Data extract:
_ _ _

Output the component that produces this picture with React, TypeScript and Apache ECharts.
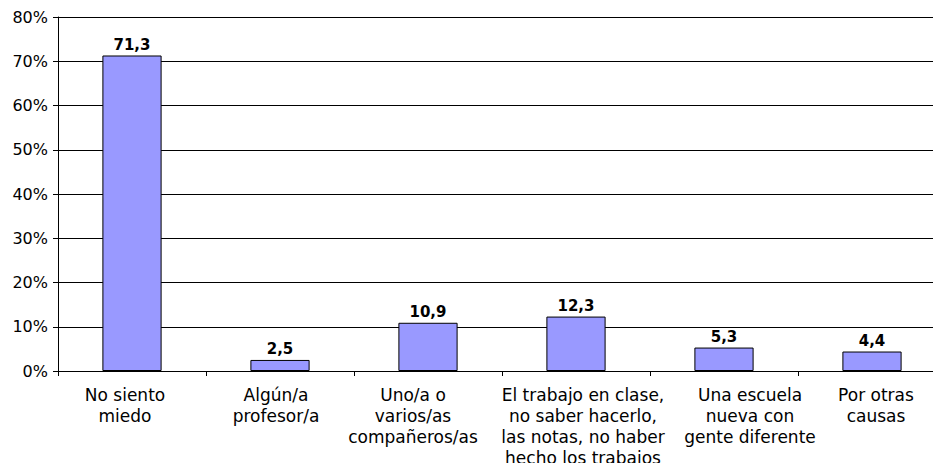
import React, { useEffect, useRef } from "react";
import * as echarts from "echarts";

const categories = [
  "No siento\nmiedo",
  "Algún/a\nprofesor/a",
  "Uno/a o\nvarios/as\ncompañeros/as",
  "El trabajo en clase,\nno saber hacerlo,\nlas notas, no haber\nhecho los trabajos",
  "Una escuela\nnueva con\ngente diferente",
  "Por otras\ncausas",
];
const values = [71.3, 2.5, 10.9, 12.3, 5.3, 4.4];
const yMin = 0;
const yMax = 80;
const yInterval = 10;
// horizontal nudge of each category label (px), as laid out in the reference
const labelShift = [-7, -4, -15, 7, 26, 4];

export default function App() {
  const ref = useRef<HTMLDivElement>(null);
  useEffect(() => {
    if (!ref.current) return;
    const chart = echarts.init(ref.current, null, { renderer: "svg" });
    const font = "'DejaVu Sans', Verdana, sans-serif";
    const catData = categories.map((c, i) => {
      const d = labelShift[i];
      const pad = d >= 0 ? [0, 0, 0, 2 * d] : [0, -2 * d, 0, 0];
      return { value: c, textStyle: { padding: pad } };
    });
    chart.setOption({
      animation: false,
      backgroundColor: "#ffffff",
      grid: {
        left: 58,
        top: 17,
        width: 888,
        height: 354,
        containLabel: false,
        outerBoundsMode: "none",
      },
      xAxis: {
        type: "category",
        data: catData,
        axisLine: { lineStyle: { color: "#000", width: 1 } },
        axisTick: { show: true, length: 5, lineStyle: { color: "#000" } },
        axisLabel: {
          color: "#000",
          fontFamily: font,
          fontSize: 17,
          lineHeight: 21,
          margin: 13,
          interval: 0,
        },
      },
      yAxis: {
        type: "value",
        min: yMin,
        max: yMax,
        interval: yInterval,
        axisLine: { show: true, lineStyle: { color: "#000", width: 1 } },
        axisTick: { show: true, length: 5, lineStyle: { color: "#000" } },
        splitLine: { show: true, lineStyle: { color: "#000", width: 1 } },
        axisLabel: {
          color: "#000",
          fontFamily: font,
          fontSize: 16,
          margin: 10,
          formatter: "{value}%",
        },
      },
      series: [
        {
          type: "bar",
          data: values,
          barWidth: "40%",
          itemStyle: { color: "#9999FF", borderColor: "#000", borderWidth: 1 },
          label: {
            show: true,
            position: "top",
            distance: 3,
            color: "#000",
            fontFamily: font,
            fontSize: 15,
            fontWeight: "bold",
            formatter: (p: any) => String(p.value).replace(".", ","),
          },
        },
      ],
    });
    return () => chart.dispose();
  }, []);
  return (
    <div
      ref={ref}
      style={{ position: "fixed", left: 0, top: 0, width: 933, height: 463 }}
    />
  );
}
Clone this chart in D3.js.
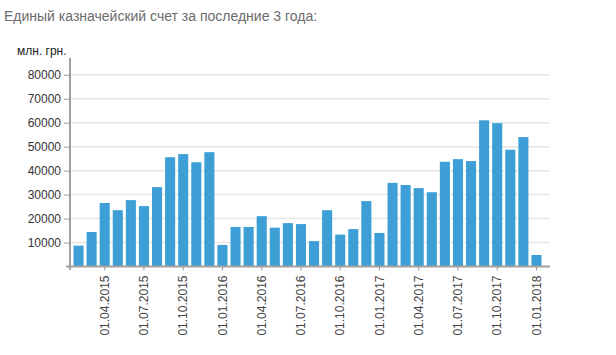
<!DOCTYPE html>
<html><head><meta charset="utf-8">
<script src="https://cdn.jsdelivr.net/npm/d3@7"></script>
<style>body{margin:0;background:#fff;}svg{display:block;font-family:"Liberation Sans",Arial,sans-serif;}</style>
</head><body><svg id="c" width="616" height="355"></svg>
<script>
const titleText = "Единый казначейский счет за последние 3 года:";
const unitText = "млн. грн.";
const months = ["01.02.2015","01.03.2015","01.04.2015","01.05.2015","01.06.2015","01.07.2015","01.08.2015","01.09.2015","01.10.2015","01.11.2015","01.12.2015",
"01.01.2016","01.02.2016","01.03.2016","01.04.2016","01.05.2016","01.06.2016","01.07.2016","01.08.2016","01.09.2016","01.10.2016","01.11.2016","01.12.2016",
"01.01.2017","01.02.2017","01.03.2017","01.04.2017","01.05.2017","01.06.2017","01.07.2017","01.08.2017","01.09.2017","01.10.2017","01.11.2017","01.12.2017",
"01.01.2018"];
const values = [8700,14400,26500,23500,27700,25200,33100,45600,46900,43500,47700,
9000,16500,16500,21000,16200,18100,17700,10600,23500,13300,15600,27300,
14000,34900,34000,32700,31000,43700,44800,44000,61000,59800,48700,54000,
4800];
const tickLabels = ["01.04.2015","01.07.2015","01.10.2015","01.01.2016","01.04.2016","01.07.2016","01.10.2016","01.01.2017","01.04.2017","01.07.2017","01.10.2017","01.01.2018"];
const yTicks = [10000,20000,30000,40000,50000,60000,70000,80000];

const svg = d3.select("#c");
const x = d3.scaleBand().domain(months).range([73.5, 541.5]).paddingInner(0.23).paddingOuter(0);
const y = d3.scaleLinear().domain([0, 87000]).range([266.5, 58]);

svg.append("text").attr("x",4).attr("y",21).attr("font-size",14).attr("fill","#6b6b6b").text(titleText);
svg.append("text").attr("x",17).attr("y",55).attr("font-size",12).attr("fill","#222").text(unitText);

// grid
svg.append("g").selectAll("line").data(yTicks).join("line")
  .attr("x1",70).attr("x2",550).attr("y1",d=>y(d)).attr("y2",d=>y(d))
  .attr("stroke","#e6e6e6").attr("stroke-width",1.5);

// bars
svg.append("g").selectAll("rect").data(values).join("rect")
  .attr("x",(d,i)=>x(months[i])).attr("width",x.bandwidth())
  .attr("y",d=>y(d)).attr("height",d=>y(0)-y(d)).attr("fill","#3d9fd6");

// y axis
const ya = svg.append("g").attr("transform","translate(70,0)")
  .call(d3.axisLeft(y).tickValues(yTicks).tickSize(6).tickPadding(3).tickFormat(d3.format("d")));
ya.select(".domain").remove();
ya.selectAll(".tick line").attr("stroke","#999");
ya.selectAll(".tick text").attr("font-size",12).attr("fill","#333").attr("font-family","Liberation Sans, Arial, sans-serif");
svg.append("line").attr("x1",70).attr("x2",70).attr("y1",58).attr("y2",270).attr("stroke","#a0a0a0").attr("stroke-width",2);

// x axis
const xa = svg.append("g").attr("transform","translate(0,"+y(0)+")")
  .call(d3.axisBottom(x).tickValues(tickLabels).tickSize(4).tickPadding(2));
xa.select(".domain").remove();
xa.selectAll(".tick line").attr("stroke","#999");
xa.selectAll(".tick text").attr("font-size",12).attr("fill","#444").attr("font-family","Liberation Sans, Arial, sans-serif")
  .attr("transform","rotate(-90)").attr("text-anchor","end").attr("x",-9).attr("y",0).attr("dy","0.35em");
svg.append("line").attr("x1",66).attr("x2",550).attr("y1",y(0)).attr("y2",y(0)).attr("stroke","#a0a0a0").attr("stroke-width",2);
</script></body></html>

_ _ _

What to produce:
Restate the records word for word, omitting images.

Exercise response:
Output the component that produces this picture with React, TypeScript and Apache ECharts.
import React, { useEffect, useRef } from "react";
import * as echarts from "echarts";

const categories = [
  "No siento\nmiedo",
  "Algún/a\nprofesor/a",
  "Uno/a o\nvarios/as\ncompañeros/as",
  "El trabajo en clase,\nno saber hacerlo,\nlas notas, no haber\nhecho los trabajos",
  "Una escuela\nnueva con\ngente diferente",
  "Por otras\ncausas",
];
const values = [71.3, 2.5, 10.9, 12.3, 5.3, 4.4];
const yMin = 0;
const yMax = 80;
const yInterval = 10;
// horizontal nudge of each category label (px), as laid out in the reference
const labelShift = [-7, -4, -15, 7, 26, 4];

export default function App() {
  const ref = useRef<HTMLDivElement>(null);
  useEffect(() => {
    if (!ref.current) return;
    const chart = echarts.init(ref.current, null, { renderer: "svg" });
    const font = "'DejaVu Sans', Verdana, sans-serif";
    const catData = categories.map((c, i) => {
      const d = labelShift[i];
      const pad = d >= 0 ? [0, 0, 0, 2 * d] : [0, -2 * d, 0, 0];
      return { value: c, textStyle: { padding: pad } };
    });
    chart.setOption({
      animation: false,
      backgroundColor: "#ffffff",
      grid: {
        left: 58,
        top: 17,
        width: 888,
        height: 354,
        containLabel: false,
        outerBoundsMode: "none",
      },
      xAxis: {
        type: "category",
        data: catData,
        axisLine: { lineStyle: { color: "#000", width: 1 } },
        axisTick: { show: true, length: 5, lineStyle: { color: "#000" } },
        axisLabel: {
          color: "#000",
          fontFamily: font,
          fontSize: 17,
          lineHeight: 21,
          margin: 13,
          interval: 0,
        },
      },
      yAxis: {
        type: "value",
        min: yMin,
        max: yMax,
        interval: yInterval,
        axisLine: { show: true, lineStyle: { color: "#000", width: 1 } },
        axisTick: { show: true, length: 5, lineStyle: { color: "#000" } },
        splitLine: { show: true, lineStyle: { color: "#000", width: 1 } },
        axisLabel: {
          color: "#000",
          fontFamily: font,
          fontSize: 16,
          margin: 10,
          formatter: "{value}%",
        },
      },
      series: [
        {
          type: "bar",
          data: values,
          barWidth: "40%",
          itemStyle: { color: "#9999FF", borderColor: "#000", borderWidth: 1 },
          label: {
            show: true,
            position: "top",
            distance: 3,
            color: "#000",
            fontFamily: font,
            fontSize: 15,
            fontWeight: "bold",
            formatter: (p: any) => String(p.value).replace(".", ","),
          },
        },
      ],
    });
    return () => chart.dispose();
  }, []);
  return (
    <div
      ref={ref}
      style={{ position: "fixed", left: 0, top: 0, width: 933, height: 463 }}
    />
  );
}
Clone this chart in D3.js.
<!DOCTYPE html>
<html><head><meta charset="utf-8">
<script src="https://cdn.jsdelivr.net/npm/d3@7"></script>
<style>body{margin:0;background:#fff;}svg{display:block;font-family:"Liberation Sans",Arial,sans-serif;}</style>
</head><body><svg id="c" width="616" height="355"></svg>
<script>
const titleText = "Единый казначейский счет за последние 3 года:";
const unitText = "млн. грн.";
const months = ["01.02.2015","01.03.2015","01.04.2015","01.05.2015","01.06.2015","01.07.2015","01.08.2015","01.09.2015","01.10.2015","01.11.2015","01.12.2015",
"01.01.2016","01.02.2016","01.03.2016","01.04.2016","01.05.2016","01.06.2016","01.07.2016","01.08.2016","01.09.2016","01.10.2016","01.11.2016","01.12.2016",
"01.01.2017","01.02.2017","01.03.2017","01.04.2017","01.05.2017","01.06.2017","01.07.2017","01.08.2017","01.09.2017","01.10.2017","01.11.2017","01.12.2017",
"01.01.2018"];
const values = [8700,14400,26500,23500,27700,25200,33100,45600,46900,43500,47700,
9000,16500,16500,21000,16200,18100,17700,10600,23500,13300,15600,27300,
14000,34900,34000,32700,31000,43700,44800,44000,61000,59800,48700,54000,
4800];
const tickLabels = ["01.04.2015","01.07.2015","01.10.2015","01.01.2016","01.04.2016","01.07.2016","01.10.2016","01.01.2017","01.04.2017","01.07.2017","01.10.2017","01.01.2018"];
const yTicks = [10000,20000,30000,40000,50000,60000,70000,80000];

const svg = d3.select("#c");
const x = d3.scaleBand().domain(months).range([73.5, 541.5]).paddingInner(0.23).paddingOuter(0);
const y = d3.scaleLinear().domain([0, 87000]).range([266.5, 58]);

svg.append("text").attr("x",4).attr("y",21).attr("font-size",14).attr("fill","#6b6b6b").text(titleText);
svg.append("text").attr("x",17).attr("y",55).attr("font-size",12).attr("fill","#222").text(unitText);

// grid
svg.append("g").selectAll("line").data(yTicks).join("line")
  .attr("x1",70).attr("x2",550).attr("y1",d=>y(d)).attr("y2",d=>y(d))
  .attr("stroke","#e6e6e6").attr("stroke-width",1.5);

// bars
svg.append("g").selectAll("rect").data(values).join("rect")
  .attr("x",(d,i)=>x(months[i])).attr("width",x.bandwidth())
  .attr("y",d=>y(d)).attr("height",d=>y(0)-y(d)).attr("fill","#3d9fd6");

// y axis
const ya = svg.append("g").attr("transform","translate(70,0)")
  .call(d3.axisLeft(y).tickValues(yTicks).tickSize(6).tickPadding(3).tickFormat(d3.format("d")));
ya.select(".domain").remove();
ya.selectAll(".tick line").attr("stroke","#999");
ya.selectAll(".tick text").attr("font-size",12).attr("fill","#333").attr("font-family","Liberation Sans, Arial, sans-serif");
svg.append("line").attr("x1",70).attr("x2",70).attr("y1",58).attr("y2",270).attr("stroke","#a0a0a0").attr("stroke-width",2);

// x axis
const xa = svg.append("g").attr("transform","translate(0,"+y(0)+")")
  .call(d3.axisBottom(x).tickValues(tickLabels).tickSize(4).tickPadding(2));
xa.select(".domain").remove();
xa.selectAll(".tick line").attr("stroke","#999");
xa.selectAll(".tick text").attr("font-size",12).attr("fill","#444").attr("font-family","Liberation Sans, Arial, sans-serif")
  .attr("transform","rotate(-90)").attr("text-anchor","end").attr("x",-9).attr("y",0).attr("dy","0.35em");
svg.append("line").attr("x1",66).attr("x2",550).attr("y1",y(0)).attr("y2",y(0)).attr("stroke","#a0a0a0").attr("stroke-width",2);
</script></body></html>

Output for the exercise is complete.